La compétition de tir à Wimbledon a très bien pu fournir l'occasion à ces militaires de prendre connaissance du nouveau sport, s'intéresser à sa pratique, communiquer la « bonne nouvelle » aux autres militaires. On en retrouve même impliqués dans la gestion du club de Québec, comme le lieutenant-colonel Montizambert, élu vice-président en 1889(7).


Les indications nous manquent pour déterminer lequel de ces deux groupes sociaux aura eu la plus grande part dans la venue du tennis à Québec.
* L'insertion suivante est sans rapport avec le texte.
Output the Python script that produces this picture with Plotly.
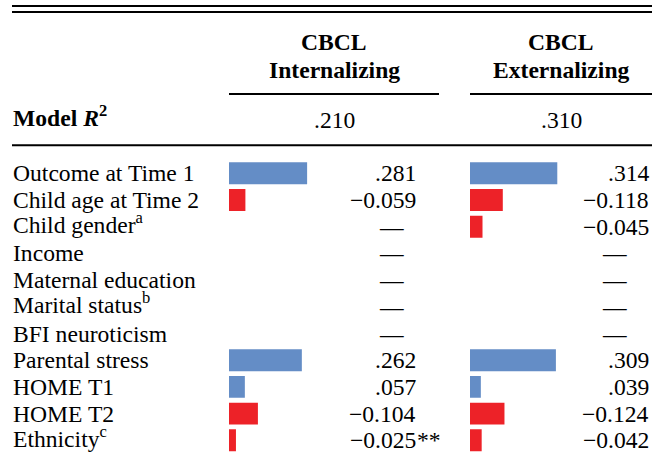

Chose certaine, la conjonction des deux aura donné l'élan nécessaire.

Notes

1. Voir par exemple Quebec Morning Chronicle (QMC), 12 septembre 1882, p. 2, « Field Games! »; 18 septembre 1883, p. 2, « Received From SS Sarmatian ».
2. Voir par exemple QMC, 13 août 1878, p. 2, « Received by S.S. Gamma » ou 16 juillet 1883, p. 2, « Received from S.S. Sarmatian ».
3. QMC, 14 août 1885, p. 4, « Sporting News – The Origin of Lawn Tennis »; l'article est repris de la Pall Mall Gazette, de Londres.
4. QMC, 12 juillet 1875, p. 2, « The Wimbledon Team ».
5. QMC, 19 juin 1876, p. 3, « Local Items – For Wimbledon ».
6. QMC, 21 août 1878, p. 1, « The Wimbledon Team ».